Durante el ciclo escolar 2023–2024, se documentaron 632 casos de violencia escolar en el estado. León, Irapuato y Celaya encabezan las estadísticas: León con 126 casos, Irapuato con 88 y Celaya con más de 80. De ese total, al menos 33 corresponden a abuso o acoso sexual infantil dentro de escuelas públicas de nivel básico. Pero la realidad supera los registros: muchas víctimas no denuncian por miedo, por desinformación o por falta de confianza en las instituciones.

Pese a la gravedad del fenómeno, la respuesta institucional ha sido deficiente. Solo 49 de los 632 casos derivaron en sanciones administrativas. En la mayoría, los protocolos de actuación no se activaron, las familias quedaron desamparadas y las víctimas, revictimizadas. La supuesta protección del Estado se diluye en un mar de omisiones.

En junio de 2024, el Congreso del Estado reformó el Código Penal para endurecer las penas por abuso sexual infantil y hostigamiento escolar. Las sanciones pasaron de penas simbólicas a castigos de hasta 12 años de prisión, agravados si el agresor es servidor público. Sin embargo, estas reformas siguen sin traducirse en prevención efectiva ni en justicia restaurativa. La norma cambió, pero la práctica institucional permanece intacta.

La omisión institucional ha dejado de ser excepción para convertirse en política no escrita. Los protocolos existen solo en papel y rara vez se activan a tiempo. Las sanciones administrativas y penales llegan tarde —si es que llegan—, mal fundamentadas y sin enfoque de derechos humanos. Y la reparación del daño, cuando se ofrece, es mínima, inexistente o irrisoria.

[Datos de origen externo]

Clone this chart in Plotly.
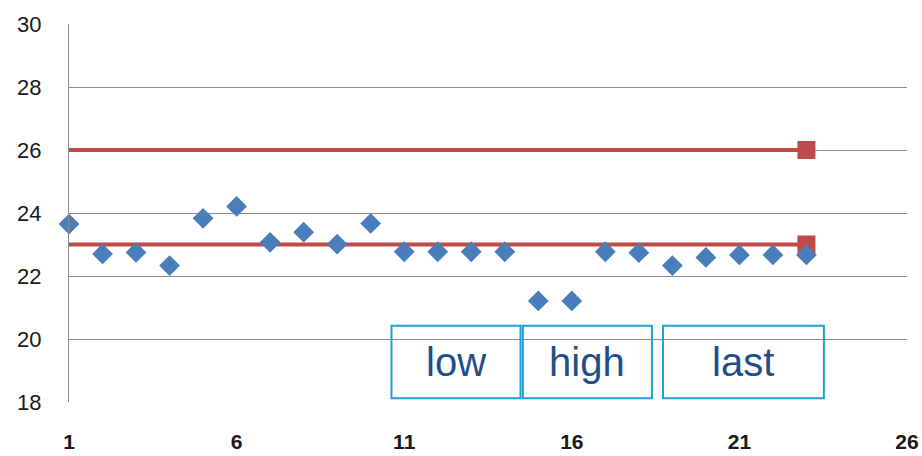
import plotly.graph_objects as go

# Measurements per sample
samples = list(range(1, 24))
values = [23.65, 22.70, 22.75, 22.33, 23.83, 24.21, 23.07, 23.39, 23.01, 23.67,
          22.77, 22.77, 22.77, 22.77, 21.21, 21.21, 22.77, 22.74, 22.33, 22.59,
          22.67, 22.67, 22.67]

# Reference limits
upper_limit = 26
lower_limit = 23

# Phase labels with their sample spans (start, end)
phase_names = ["low", "high", "last"]
phase_spans = [(10.62, 14.47), (14.54, 18.39), (18.72, 23.52)]
phase_band = (18.12, 20.42)

x_ticks = [1, 6, 11, 16, 21, 26]
y_ticks = [18, 20, 22, 24, 26, 28, 30]

RED = "#BE4B48"
BLUE = "#4A7EBB"

fig = go.Figure()

for limit in (upper_limit, lower_limit):
    fig.add_trace(go.Scatter(
        x=samples, y=[limit] * len(samples), mode="lines",
        line=dict(color=RED, width=4),
        showlegend=False, hoverinfo="skip",
    ))
    fig.add_trace(go.Scatter(
        x=[samples[-1]], y=[limit], mode="markers",
        marker=dict(symbol="square", size=18, color=RED, line=dict(width=0), opacity=1),
        cliponaxis=False, showlegend=False, hoverinfo="skip",
    ))

fig.add_trace(go.Scatter(
    x=samples, y=values, mode="markers",
    marker=dict(symbol="diamond", size=16, color=BLUE, line=dict(width=0)),
    cliponaxis=False, showlegend=False,
))

for name, (x0, x1) in zip(phase_names, phase_spans):
    fig.add_shape(type="rect", xref="x", yref="y",
                  x0=x0, x1=x1, y0=phase_band[0], y1=phase_band[1],
                  line=dict(color="#1E9FD5", width=2), fillcolor="rgba(0,0,0,0)")
    fig.add_annotation(x=(x0 + x1) / 2, y=sum(phase_band) / 2, text=name,
                       showarrow=False, xref="x", yref="y",
                       font=dict(family="Liberation Sans, Arial", size=40, color="#1F4E8C"))

fig.update_layout(
    width=922, height=456,
    margin=dict(l=69, r=15, t=24, b=54, autoexpand=False),
    paper_bgcolor="white", plot_bgcolor="white",
    xaxis=dict(range=[1, 26], tickvals=x_ticks, showgrid=False, zeroline=False,
               showline=False, ticks="", ticklabelstandoff=25, automargin=False,
               tickfont=dict(family="Liberation Sans, Arial", size=21, color="#1a1a1a", weight="bold")),
    yaxis=dict(range=[18, 30], tickvals=y_ticks, showgrid=True, gridcolor="#8c8c8c",
               gridwidth=1, zeroline=False, showline=True, linecolor="#8c8c8c", linewidth=1,
               ticks="", ticklabelstandoff=22, automargin=False,
               tickfont=dict(family="Liberation Sans, Arial", size=22, color="#1a1a1a")),
)

fig.write_html("out.html")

Casos recientes en León e Irapuato lo ejemplifican. En uno, la persona agresora sigue prófuga y, tras lo mediático, la autoridad implementó acciones de forma tardía. En otro, el señalado sigue laborando en el sistema educativo, mientras la familia afectada vive en el abandono institucional. Lo peor: estos no son casos aislados, sino patrones que se repiten constantemente.

La ausencia de reparación integral se explica por múltiples factores: las familias suelen desconocer sus derechos; pocas tienen acceso a una defensa legal especializada en litigio estratégico; las instituciones se niegan a reconocer su responsabilidad o, bien, imponen sanciones sin garantía de reparación.

El problema de fondo es la corrupción sistémica. No solo se encubre a los agresores, también se protege a quienes fallan en su deber de actuar. Las instancias educativas, las fiscalías y los órganos de control actúan con lógica burocrática, no con enfoque de protección.

Frente a esta realidad, el litigio estratégico es un tipo de defensa que permite llevar casos paradigmáticos que no solo buscan castigar, sino transformar: reconfigurar protocolos, abrir precedentes jurídicos y forzar al Estado a reparar, no solo sancionar. No se trata de buscar culpables individuales, sino de evidenciar fallas sistémicas que deben corregirse.

Este artículo no busca revictimizar. Busca visibilizar y activar consciencias. La violencia escolar no es un daño colateral. Cada caso representa una historia rota, una deuda pendiente. Es momento de alzar la voz, de generar consciencia, de buscar el acompañamiento legal que permita blindarse frente a las omisiones del Estado. Porque cada acto de silencio institucional es una traición a nuestra infancia.